The mom and dad have a friend named Jesus. I don't ever see him, but I guess he's here all the time, 'cause I hear them talking to him. The mom makes all kinds of yummy treats for his birthday, but he never eats. I'm just glad she's a messy cook, so I can sample everything! I hope Jesus is at your house, too, so you can talk to him. I know that he has helped us get through a stormy year.

Love,
Happy Luzzi

4 comments:

Anonymous said...

Hey Happy Dog,

You're my favorite columnist, but don't tell the Mom. She's pretty good, too, but there's nothing like a dog when you need a good grin. Barky Christmas to you, Happy, and paw the Mom and Dad for me - okay?

Peg

Anonymous said...

Dear Happy,

I tell you what Happy, woof woof arf b-barkbark. Ruff woof arf propane.
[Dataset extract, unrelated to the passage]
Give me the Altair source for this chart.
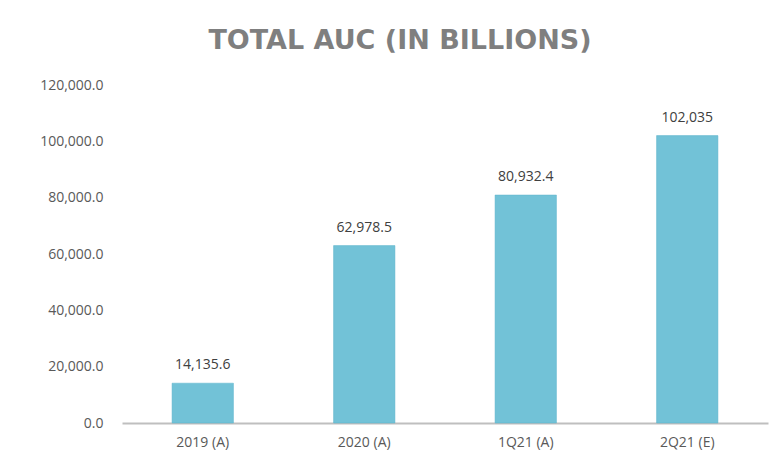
import altair as alt
import pandas as pd

categories = ["2019 (A)", "2020 (A)", "1Q21 (A)", "2Q21 (E)"]
values = [14135.6, 62978.5, 80932.4, 102035]
value_labels = ["14,135.6", "62,978.5", "80,932.4", "102,035"]

df = pd.DataFrame({"cat": categories, "val": values, "lab": value_labels})

FONT = "Open Sans"

x = alt.X("cat:N", sort=categories, title=None,
          scale=alt.Scale(paddingInner=0.62, paddingOuter=0.31),
          axis=alt.Axis(labelAngle=0, labelFont=FONT, labelFontSize=14, labelColor="#595959",
                        labelPadding=12, ticks=False, domainColor="#bfbfbf", domainWidth=2))
y = alt.Y("val:Q", title=None,
          scale=alt.Scale(domain=[0, 120000], nice=False),
          axis=alt.Axis(values=[0, 20000, 40000, 60000, 80000, 100000, 120000], format=",.1f",
                        labelFont=FONT, labelFontSize=14, labelColor="#595959",
                        ticks=False, domain=False, grid=False, labelPadding=19))

bars = alt.Chart(df).mark_bar(color="#72c2d7", stroke="#5bb3cb", strokeWidth=0.5).encode(x=x, y=y)
labels = alt.Chart(df).mark_text(font=FONT, fontSize=14, color="#404040", dy=-14,
                                 baseline="alphabetic").encode(x=alt.X("cat:N", sort=categories),
                                                               y="val:Q", text="lab:N")

chart = (bars + labels).properties(
    width=646, height=338,
    autosize=alt.AutoSizeParams(type="none"),
    padding={"left": 114, "top": 77, "right": 5, "bottom": 40},
    title=alt.Title("TOTAL AUC (IN BILLIONS)", font="DejaVu Sans", fontSize=27, fontWeight="bold",
                    color="#7f7f7f", anchor="middle", dx=-45, offset=23),
).configure(background="white").configure_view(stroke=None)

chart.save("out.html", embed_options={"renderer": "svg", "actions": False})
ArfArfArf grrrrr woof woof propane accessories woof ruf.

Yours Truly,
Hank

PS - Arfarf bark woof Ladybird.

Anonymous said...

Hi Patty,

Merry Christmas to you, your brother Walt, and the Luzzi side of your family. I was remembering this morning a tune my dad hummed occassionally when he was feeling spunky even before we moved to Butte in 1969. Even though he didn't seem to know all the words, he did like to sing the part about the overalls. His version went something like this. "Who threw the trousers in Mrs Murphy's chowder?" hum de hum da hum hum hum .................... Here's a link to the entire tune: http://www.gutenberg.org/etext/10301

Anonymous said...

I'm so happy to see you again, Happy! Seems like it's been a year....

Carry your AARF card proudly. It'll get you a discount or two when (if) you ever get to travel with the Mom and Dad.

Wishing you a Happy New Year, Happy! No bones about it.